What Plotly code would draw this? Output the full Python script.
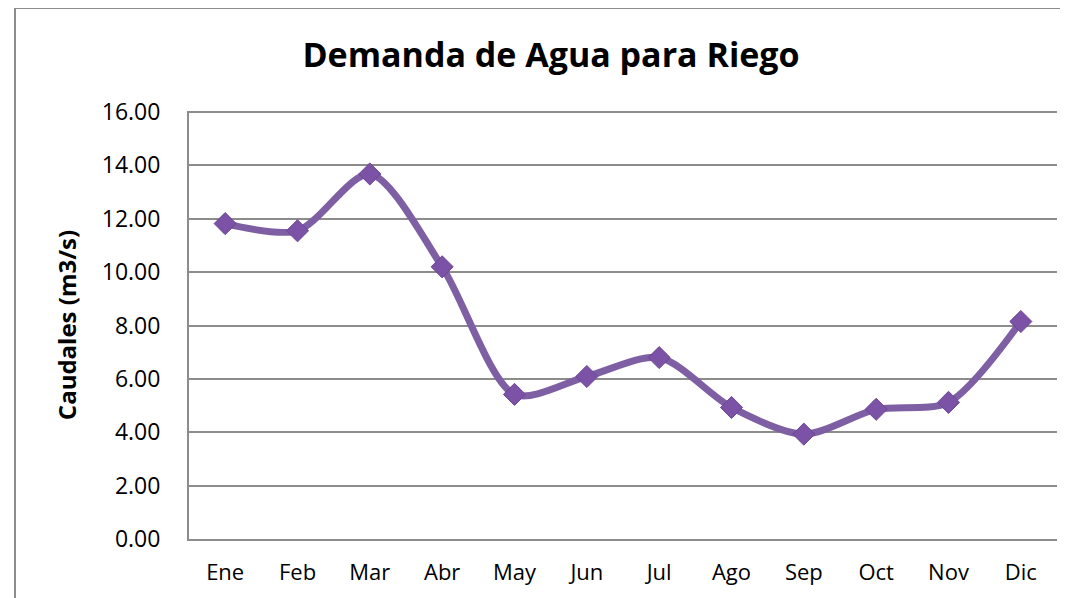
import plotly.graph_objects as go

meses = ['Ene', 'Feb', 'Mar', 'Abr', 'May', 'Jun', 'Jul', 'Ago', 'Sep', 'Oct', 'Nov', 'Dic']
caudales = [11.82, 11.55, 13.68, 10.20, 5.42, 6.09, 6.80, 4.93, 3.93, 4.86, 5.12, 8.15]
y_ticks = [0, 2, 4, 6, 8, 10, 12, 14, 16]

font_family = '"Open Sans", sans-serif'

fig = go.Figure()
fig.add_trace(go.Scatter(
    x=meses, y=caudales,
    mode='lines+markers',
    line=dict(color='#7E5FA4', width=7, shape='spline', smoothing=0.8),
    marker=dict(symbol='diamond', size=17, color='#7B52A6',
                line=dict(color='#6B4694', width=1)),
    showlegend=False,
))

# page has an 8px body margin, so margins are shifted to compensate
fig.update_layout(
    width=1068, height=598,
    margin=dict(l=181, r=19, t=103, b=67),
    paper_bgcolor='white', plot_bgcolor='white',
    font=dict(family=font_family, size=23, color='black'),
    title=dict(text='<b>Demanda de Agua para Riego</b>', x=(551 - 8) / 1068, xanchor='center',
               y=1 - 47 / 598, yanchor='middle', font=dict(size=34, color='black')),
    xaxis=dict(range=[-0.5, 11.5], showgrid=False, showline=True,
               linecolor='#8C8C8C', linewidth=2, ticks='', ticklabelstandoff=13,
               tickfont=dict(size=22)),
    yaxis=dict(range=[0, 16.04], tickvals=y_ticks, tickformat='.2f',
               showgrid=True, gridcolor='#8C8C8C', gridwidth=2,
               showline=True, linecolor='#8C8C8C', linewidth=2,
               zeroline=False, ticks='', ticklabelstandoff=22,
               tickfont=dict(size=23),
               title=dict(text='<b>Caudales (m3/s)</b>', font=dict(size=24), standoff=18)),
    shapes=[dict(type='rect', xref='paper', yref='paper',
                 x0=(15 - 189) / 868, x1=(1062 - 189) / 868,
                 y0=-(598 - 539 + 5) / 428, y1=(539 - 8) / 428,
                 line=dict(color='#8C8C8C', width=2), fillcolor='rgba(0,0,0,0)',
                 layer='below')],
)

fig.write_html('out.html')
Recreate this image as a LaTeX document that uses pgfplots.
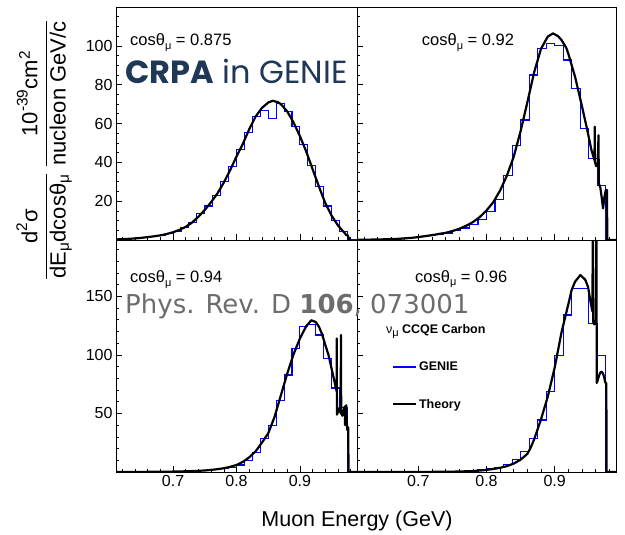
\documentclass[border=0pt]{standalone}
\usepackage{fontspec}
\setmainfont{Liberation Sans}
\newfontfamily\crpafont{Poppins}
\newfontfamily\prdfont{DejaVu Sans}
\usepackage{amsmath}
\usepackage{pgfplots}
\pgfplotsset{compat=1.18}

\definecolor{navy}{RGB}{31,56,88}
\definecolor{prdgray}{RGB}{108,108,108}
\definecolor{genieblue}{RGB}{0,0,255}

\newcommand{\fs}[1]{\fontsize{#1}{#1}\selectfont}
\newcommand{\mus}{\raisebox{-0.45ex}{\fs{11}μ}}

\pgfplotsset{
  panel/.style={
    scale only axis, anchor=north west,
    xmin=0.61, xmax=0.99, ymin=0,
    axis line style={line width=0.7pt},
    tick pos=left, tick align=inside,
    major tick length=6pt, minor tick length=3pt,
    every tick/.style={black, line width=0.6pt},
    xtick={0.7,0.8,0.9},
    minor xtick={0.62,0.64,0.66,0.68,0.72,0.74,0.76,0.78,0.82,0.84,0.86,0.88,0.92,0.94,0.96,0.98},
    /pgf/number format/assume math mode=true,
    tick label style={font=\fs{16}},
    xticklabel style={/pgf/number format/fixed, /pgf/number format/precision=1},
  },
  toprow/.style={ymax=120, ytick={20,40,60,80,100},
    minor ytick={5,10,15,25,30,35,45,50,55,65,70,75,85,90,95,105,110,115},
    xticklabels={}},
  botrow/.style={ymax=198, ytick={50,100,150},
    minor ytick={10,20,30,40,60,70,80,90,110,120,130,140,160,170,180,190}},
  genie/.style={const plot mark left, draw=genieblue, line width=1.1pt, no marks},
  theory/.style={draw=black, line width=2.2pt, no marks, line join=round},
}

\begin{document}
\begin{tikzpicture}
\path[use as bounding box] (0,0) rectangle (625pt,-535pt);

% cos = 0.875
\begin{axis}[panel, toprow, at={(116pt,-7pt)}, width=241pt, height=233pt]
\addplot[genie] coordinates {
(0.6,0.3) (0.6125,0.4) (0.625,0.6) (0.6375,0.9) (0.65,1.3) (0.6625,1.8) (0.675,2.4)
(0.6875,3.4) (0.7,4.6) (0.7125,6.3) (0.725,9.0) (0.7375,13.5) (0.75,17.5) (0.7625,23.0)
(0.775,30.0) (0.7875,38.0) (0.8,46.5) (0.8125,55.5) (0.825,63.5) (0.8375,66.5) (0.85,62.7)
(0.8625,70.4) (0.875,66.0) (0.8875,58.5) (0.9,49.0) (0.9125,38.5) (0.925,27.5) (0.9375,17.5)
(0.95,10.0) (0.9625,4.5) (0.975,0) (0.99,0)
};
\addplot[theory] coordinates {
(0.61,0.3) (0.62,0.4) (0.63,0.6) (0.64,0.8) (0.65,1.1) (0.66,1.5) (0.67,1.9) (0.68,2.4)
(0.69,3.1) (0.70,4.0) (0.71,5.2) (0.72,6.8) (0.73,9.0) (0.74,12.0) (0.75,15.5) (0.76,19.5)
(0.77,24.0) (0.78,29.6) (0.79,36.0) (0.80,43.0) (0.81,49.5) (0.82,57.0) (0.83,63.5)
(0.84,68.0) (0.85,70.8) (0.857,71.7) (0.865,71.0) (0.87,70.0) (0.88,66.2) (0.89,60.5)
(0.90,53.5) (0.91,45.5) (0.92,36.5) (0.93,27.5) (0.94,19.0) (0.95,12.5) (0.96,7.5)
(0.965,5.6) (0.97,3.8) (0.9735,2.4) (0.975,2.6) (0.977,1.0) (0.978,0)
};
\end{axis}

% cos = 0.92
\begin{axis}[panel, toprow, at={(357pt,-7pt)}, width=259pt, height=233pt, yticklabels={}]
\addplot[genie] coordinates {
(0.6,0.1) (0.6125,0.1) (0.625,0.2) (0.6375,0.3) (0.65,0.4) (0.6625,0.5) (0.675,0.8)
(0.6875,1.2) (0.7,1.7) (0.7125,2.3) (0.725,2.9) (0.7375,3.6) (0.75,4.7) (0.7625,6.2)
(0.775,8.2) (0.7875,10.5) (0.8,14.5) (0.8125,21.0) (0.825,33.0) (0.8375,48.9) (0.85,61.8)
(0.8625,85.0) (0.875,98.7) (0.8875,101.3) (0.9,100.4) (0.9125,92.7) (0.925,78.1)
(0.9375,57.5) (0.95,42.0) (0.9625,28.3) (0.975,0) (0.99,0)
};
\addplot[theory] coordinates {
(0.61,0.1) (0.63,0.2) (0.65,0.35) (0.67,0.6) (0.69,1.1) (0.70,1.5) (0.71,2.0) (0.72,2.5)
(0.73,3.1) (0.74,3.7) (0.75,4.6) (0.76,5.8) (0.77,7.3) (0.78,9.2) (0.79,11.8) (0.80,15.2)
(0.81,19.5) (0.82,25.5) (0.83,33.2) (0.84,43.0) (0.85,56.0) (0.86,71.0) (0.87,86.5)
(0.88,98.5) (0.89,104.8) (0.8975,106.4) (0.905,105.0) (0.91,103.0) (0.917,99.0)
(0.92,96.0) (0.93,84.0) (0.94,69.0) (0.947,58.0) (0.954,46.3) (0.9585,41.0)
(0.9588,58.3) (0.9592,40.0) (0.961,38.0) (0.9635,40.0) (0.9643,54.0) (0.9648,29.2)
(0.967,27.0) (0.969,22.0) (0.971,16.3) (0.973,22.0) (0.975,25.7) (0.9768,25.7)
(0.9772,0) (0.99,0)
};
\end{axis}

% cos = 0.94
\begin{axis}[panel, botrow, at={(116pt,-240pt)}, width=241pt, height=232pt]
\addplot[genie] coordinates {
(0.6,0) (0.6125,0) (0.625,0.1) (0.6375,0.1) (0.65,0.1) (0.6625,0.1) (0.675,0.2)
(0.6875,0.3) (0.7,0.4) (0.7125,0.5) (0.725,0.7) (0.7375,1.0) (0.75,1.4) (0.7625,2.0)
(0.775,2.8) (0.7875,4.0) (0.8,6.0) (0.8125,9.5) (0.825,17.0) (0.8375,28.8) (0.85,40.0)
(0.8625,61.4) (0.875,82.8) (0.8875,105.5) (0.9,124.0) (0.9125,125.5) (0.925,116.9)
(0.9375,97.0) (0.95,71.7) (0.9625,55.0) (0.975,0) (0.99,0)
};
\addplot[theory] coordinates {
(0.61,0) (0.65,0.1) (0.68,0.2) (0.70,0.35) (0.72,0.6) (0.74,1.0) (0.75,1.3) (0.76,1.8)
(0.77,2.4) (0.78,3.2) (0.79,4.4) (0.80,6.0) (0.81,8.6) (0.82,12.5) (0.83,17.5)
(0.84,25.0) (0.85,33.0) (0.86,47.0) (0.87,65.5) (0.88,84.0) (0.89,100.5) (0.90,114.0)
(0.91,124.5) (0.918,129.5) (0.925,128.0) (0.93,124.0) (0.935,117.5) (0.94,108.5)
(0.945,100.0) (0.95,88.0) (0.955,76.0) (0.9578,69.0) (0.958,114.0) (0.9584,49.0)
(0.9605,52.0) (0.963,55.0) (0.9643,50.0) (0.9647,117.0) (0.9651,50.0) (0.967,48.0)
(0.969,52.0) (0.9706,56.0) (0.9712,40.0) (0.973,57.0) (0.9745,36.0) (0.9762,38.0)
(0.9766,0) (0.99,0)
};
\end{axis}

% cos = 0.96
\begin{axis}[panel, botrow, at={(357pt,-240pt)}, width=259pt, height=232pt, yticklabels={},
  legend style={draw=none, fill=none, at={(rel axis cs:0.134,0.646)}, anchor=north west,
    font=\fs{12.5}\bfseries, row sep=23pt, inner sep=0pt},
  legend cell align=left,
  legend image code/.code={\draw[#1] (0pt,0pt) -- (23pt,0pt);}]
\addlegendimage{empty legend}
\addlegendentry{\hspace*{-33pt}{\mdseries ν\mus}\ CCQE Carbon}
\addplot[genie] coordinates {
(0.6,0) (0.6125,0) (0.625,0) (0.6375,0) (0.65,0) (0.6625,0) (0.675,0)
(0.6875,0) (0.7,0) (0.7125,0.1) (0.725,0.1) (0.7375,0.2) (0.75,0.35) (0.7625,0.6)
(0.775,1.0) (0.7875,1.7) (0.8,2.7) (0.8125,4.2) (0.825,6.5) (0.8375,10.5) (0.85,17.3)
(0.8625,28.8) (0.875,44.4) (0.8875,68.5) (0.9,99.8) (0.9125,134.0) (0.925,156.7)
(0.9375,156.7) (0.95,126.9) (0.9625,99.8) (0.975,0) (0.99,0)
};
\addlegendentry{GENIE}
\addplot[theory] coordinates {
(0.61,0) (0.70,0.05) (0.74,0.2) (0.76,0.4) (0.78,0.8) (0.79,1.2) (0.80,1.8) (0.81,2.6)
(0.82,3.6) (0.83,5.0) (0.84,7.2) (0.85,10.5) (0.86,15.5) (0.865,21.0) (0.87,28.0)
(0.88,45.0) (0.89,64.5) (0.90,89.0) (0.91,119.0) (0.92,143.0) (0.925,155.5)
(0.93,162.5) (0.9378,168.1) (0.945,164.0) (0.949,158.0) (0.953,144.0) (0.9555,137.0)
(0.9560,230) (0.9566,128.0) (0.958,126.0) (0.9605,130.0) (0.9612,230) (0.9618,76.0)
(0.963,78.0) (0.965,82.0) (0.967,85.0) (0.969,85.6) (0.971,84.0) (0.973,80.0)
(0.9745,76.0) (0.9758,76.0) (0.9762,0) (0.99,0)
};
\addlegendentry{Theory}
\end{axis}

% panel labels
\node[anchor=base west, inner sep=0pt, font=\fs{16.5}] at (130pt,-45.7pt) {cosθ\mus{} = 0.875};
\node[anchor=base west, inner sep=0pt, font=\fs{16.5}] at (421.7pt,-46pt) {cosθ\mus{} = 0.92};
\node[anchor=base west, inner sep=0pt, font=\fs{16.5}] at (130pt,-282.7pt) {cosθ\mus{} = 0.94};
\node[anchor=base west, inner sep=0pt, font=\fs{16.5}] at (415pt,-282pt) {cosθ\mus{} = 0.96};

% overlays
\node[anchor=base west, inner sep=0pt, text=navy, font=\crpafont\fs{32}] at (125pt,-83.3pt)
  {\textbf{CRPA} in GENIE};
\node[anchor=base west, inner sep=0pt, text=prdgray, font=\prdfont\fs{26}] at (125pt,-313pt)
  {Phys. Rev. D \textbf{106}, 073001};

% axis titles
\node[anchor=base, inner sep=0pt, font=\fs{21.5}] at (357pt,-526.7pt) {Muon Energy (GeV)};
\node[rotate=90, inner sep=0pt, font=\fs{22}] at (44pt,-150pt)
  {$\displaystyle\frac{\text{d}^{\text{2}}\text{σ}}{\text{dE}_{\text{μ}}\text{dcosθ}_{\text{μ}}}
   \hspace{6pt}\frac{\text{10}^{\text{-39}}\text{cm}^{\text{2}}}{\text{nucleon GeV/c}}$};
\end{tikzpicture}
\end{document}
______________________________
» PROBLEM
Copy out all lines above that include the string "draw".

» EXERCISE OUTPUT
What Plotly code would draw this? Output the full Python script.
  genie/.style={const plot mark left, draw=genieblue, line width=1.1pt, no marks},
  theory/.style={draw=black, line width=2.2pt, no marks, line join=round},
  legend style={draw=none, fill=none, at={(rel axis cs:0.134,0.646)}, anchor=north west,
  legend image code/.code={\draw[#1] (0pt,0pt) -- (23pt,0pt);}]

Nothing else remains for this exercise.